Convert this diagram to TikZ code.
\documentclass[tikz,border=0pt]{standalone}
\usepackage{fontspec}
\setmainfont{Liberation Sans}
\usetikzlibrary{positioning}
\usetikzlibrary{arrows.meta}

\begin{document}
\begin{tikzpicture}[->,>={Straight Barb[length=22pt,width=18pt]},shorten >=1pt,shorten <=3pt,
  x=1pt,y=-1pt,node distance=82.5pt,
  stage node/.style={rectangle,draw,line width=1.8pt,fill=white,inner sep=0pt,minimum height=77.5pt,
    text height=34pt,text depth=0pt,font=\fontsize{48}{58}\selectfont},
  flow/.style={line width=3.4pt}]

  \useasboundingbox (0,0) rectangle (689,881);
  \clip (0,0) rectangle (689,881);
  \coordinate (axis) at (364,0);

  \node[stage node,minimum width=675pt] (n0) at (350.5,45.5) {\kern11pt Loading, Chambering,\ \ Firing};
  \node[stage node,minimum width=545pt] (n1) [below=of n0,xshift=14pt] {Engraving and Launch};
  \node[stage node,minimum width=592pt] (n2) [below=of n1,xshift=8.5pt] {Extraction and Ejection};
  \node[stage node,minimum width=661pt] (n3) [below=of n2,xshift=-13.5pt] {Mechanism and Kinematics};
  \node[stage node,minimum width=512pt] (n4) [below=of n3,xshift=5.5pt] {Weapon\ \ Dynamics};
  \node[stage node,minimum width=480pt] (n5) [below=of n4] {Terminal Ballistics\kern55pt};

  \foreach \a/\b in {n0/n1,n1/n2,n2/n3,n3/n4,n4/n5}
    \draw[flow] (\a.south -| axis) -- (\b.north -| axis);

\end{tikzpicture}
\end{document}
· · · ·
▶ Given task: Give the material above again, word for word.

▶ Solution to this exercise:
Convert this diagram to TikZ code.
\documentclass[tikz,border=0pt]{standalone}
\usepackage{fontspec}
\setmainfont{Liberation Sans}
\usetikzlibrary{positioning}
\usetikzlibrary{arrows.meta}

\begin{document}
\begin{tikzpicture}[->,>={Straight Barb[length=22pt,width=18pt]},shorten >=1pt,shorten <=3pt,
  x=1pt,y=-1pt,node distance=82.5pt,
  stage node/.style={rectangle,draw,line width=1.8pt,fill=white,inner sep=0pt,minimum height=77.5pt,
    text height=34pt,text depth=0pt,font=\fontsize{48}{58}\selectfont},
  flow/.style={line width=3.4pt}]

  \useasboundingbox (0,0) rectangle (689,881);
  \clip (0,0) rectangle (689,881);
  \coordinate (axis) at (364,0);

  \node[stage node,minimum width=675pt] (n0) at (350.5,45.5) {\kern11pt Loading, Chambering,\ \ Firing};
  \node[stage node,minimum width=545pt] (n1) [below=of n0,xshift=14pt] {Engraving and Launch};
  \node[stage node,minimum width=592pt] (n2) [below=of n1,xshift=8.5pt] {Extraction and Ejection};
  \node[stage node,minimum width=661pt] (n3) [below=of n2,xshift=-13.5pt] {Mechanism and Kinematics};
  \node[stage node,minimum width=512pt] (n4) [below=of n3,xshift=5.5pt] {Weapon\ \ Dynamics};
  \node[stage node,minimum width=480pt] (n5) [below=of n4] {Terminal Ballistics\kern55pt};

  \foreach \a/\b in {n0/n1,n1/n2,n2/n3,n3/n4,n4/n5}
    \draw[flow] (\a.south -| axis) -- (\b.north -| axis);

\end{tikzpicture}
\end{document}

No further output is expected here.